終於,嘁嘁喳喳的閒談和爭論忽然靜了下來,左顧右盼的眼神不由自主地集中到對面,一群心猿意馬、玩興正濃的年輕人和大佛臉對臉地正面相遇了。片刻的安靜之後,人群裡發出幾句辭不達意的感嘆


「噢──這就是大佛呀!真高呀,真大……」


「這麼高,這麼大得鑿多少年啊……」


「你說怎麼別的都毀了,怎麼大佛就沒有毀呀?一千四、五百年啦……你看,你看,都挺好的,眼睛還是亮的,還是黑眼珠……」


「那黑眼珠是什麼東西做的?怎麼裝進去的呀?」


不知不覺中太陽已經西斜,山腳下邊別的遊客早已陸續散去,只剩下我們這一群。夕陽從武周山背後輝映著乾淨、遼遠的藍天。沒有雲,也沒有風,只有天幕上被夕陽輝映的透澈的寧靜,和身邊辭不達意之後的再一次安靜。

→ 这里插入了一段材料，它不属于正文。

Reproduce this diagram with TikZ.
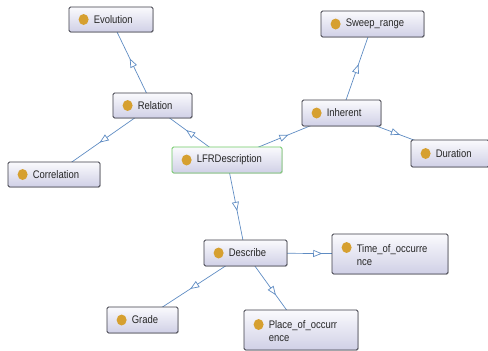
\documentclass[tikz,border=0pt]{standalone}
\usepackage{fontspec}
\setmainfont{Liberation Sans}[FakeStretch=0.86]
\usetikzlibrary{arrows.meta,decorations.markings,backgrounds,shadows}
\definecolor{edgeblue}{RGB}{95,140,195}
\definecolor{icongold}{RGB}{214,160,48}
\definecolor{boxtop}{RGB}{250,250,253}
\definecolor{boxbot}{RGB}{208,208,230}
\definecolor{boxline}{RGB}{60,60,70}
\definecolor{rootline}{RGB}{110,200,100}
\begin{document}
\begin{tikzpicture}[x=1pt,y=-1pt,
  cls/.style={draw=boxline, line width=0.8pt, rounded corners=1.5pt,
    top color=boxtop, bottom color=boxbot, inner sep=0pt,
    drop shadow={shadow xshift=0.8pt, shadow yshift=-0.8pt, opacity=0.25}},
  lbl/.style={font=\fontsize{11}{13}\selectfont, inner sep=0pt, anchor=west, align=left, text=black!85},
  ico/.style={fill=icongold},
  isa/.style={draw=edgeblue, line width=0.7pt, postaction={decorate},
    decoration={markings, mark=at position 0.5 with
      {\arrow[xshift=4.5pt]{Triangle[open, length=9pt, width=7pt, fill=white]}}}}
]
\useasboundingbox (0,0) rectangle (488,351);

% class boxes
\node[cls, minimum width=84pt, minimum height=25pt] (evo) at (111,19.5) {};
\node[cls, minimum width=79pt, minimum height=25pt] (rel) at (152.5,105.5) {};
\node[cls, draw=rootline, minimum width=110pt, minimum height=26pt] (lfr) at (227,160) {};
\node[cls, minimum width=103pt, minimum height=26pt] (swp) at (372.5,24) {};
\node[cls, minimum width=79pt, minimum height=26pt] (inh) at (341.5,113) {};
\node[cls, minimum width=78pt, minimum height=27pt] (dur) at (450,153.5) {};
\node[cls, minimum width=92pt, minimum height=25pt] (cor) at (54,174.5) {};
\node[cls, minimum width=83pt, minimum height=26pt] (des) at (245.5,253) {};
\node[cls, minimum width=116pt, minimum height=40pt] (tim) at (390,254) {};
\node[cls, minimum width=71pt, minimum height=26pt] (grd) at (142.5,320) {};
\node[cls, minimum width=114pt, minimum height=40pt] (plc) at (301,330) {};

% icons
\foreach \n in {evo,rel,lfr,swp,inh,dur,cor,des,grd}
  \fill[ico] ([xshift=15pt]\n.west) ellipse (5pt and 5.5pt);
\fill[ico] ([xshift=15pt,yshift=6.5pt]tim.west) ellipse (5pt and 5.5pt);
\fill[ico] ([xshift=15pt,yshift=5.5pt]plc.west) ellipse (5pt and 5.5pt);

% labels
\node[lbl] at ([xshift=25pt]evo.west) {Evolution};
\node[lbl] at ([xshift=25pt]rel.west) {Relation};
\node[lbl] at ([xshift=25pt]lfr.west) {LFRDescription};
\node[lbl] at ([xshift=25pt]swp.west) {Sweep\_range};
\node[lbl] at ([xshift=25pt]inh.west) {Inherent};
\node[lbl] at ([xshift=25pt]dur.west) {Duration};
\node[lbl] at ([xshift=25pt]cor.west) {Correlation};
\node[lbl] at ([xshift=25pt]des.west) {Describe};
\node[lbl] at ([xshift=25pt]grd.west) {Grade};
\node[lbl] at ([xshift=25pt,yshift=-1pt]tim.west) {Time\_of\_occurre\\nce};
\node[lbl] at ([xshift=25pt,yshift=-1pt]plc.west) {Place\_of\_occurr\\ence};

% connectors
\begin{scope}[on background layer]
\draw[isa] (rel.center) -- (evo.center);
\draw[isa] (rel.center) -- (cor.center);
\draw[isa] (lfr.center) -- (rel.center);
\draw[isa] (lfr.center) -- (inh.center);
\draw[isa] (inh.center) -- (swp.center);
\draw[isa] (inh.center) -- (dur.center);
\draw[isa] (lfr.center) -- (des.center);
\draw[isa] (des.center) -- (tim.center);
\draw[isa] (des.center) -- (grd.center);
\draw[isa] (des.center) -- (plc.center);
\end{scope}
\end{tikzpicture}
\end{document}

在孝文帝遷都洛陽之前,大同一直是北魏王朝的首都。料想不到的是,雲崗石窟正是經歷了「太武滅佛」的浩劫之後,在「文成復法」時期開始鑿建的。武功赫赫的太武帝拓跋燾在位期間,曾經兩度下詔滅佛,拆毀寺廟,搗毀佛像,強令僧人還俗,徵召五十歲以下的沙門還俗服役,捕殺拒不還俗的高僧。雲崗現存的四十五座石窟,五萬一千多尊造像,都是在文成皇帝宣布「復法」之後持續六十年累建而成的。眼前第二十窟的這尊佛像,就是到處被人傳頌的雲崗大佛,屬於初期開鑿的「曇曜五窟」,是由著名的曇曜和尚主持建造的。這五窟的主體大佛的造像分別以北魏的道武、明元、太武、景穆、文成五帝為楷模,其中四位安詳而坐,只把滅佛的太武帝設定為立佛,而且在他的袈裟上布滿了無數大大小小、千姿百態的佛像。滅佛浩劫好像是昨天的噩夢,柔腸寸斷的慈悲終於化石為佛,武周山終於成為一切佛緣的再生之地。雲崗大佛是死而復生的佛。對面那雙靜穆平和的眼睛不止是閱盡了一千五百年人間苦難的眼睛,也正是一雙死而復生的眼睛。


一千五百年之後,「滅佛」的人和「復法」的人都已經化為塵土。一千五百年之中,更不知有多少朝代和生命化為了塵土。只有武周山下這雙安靜的黑眼睛留在了荒蕪的寂靜當中。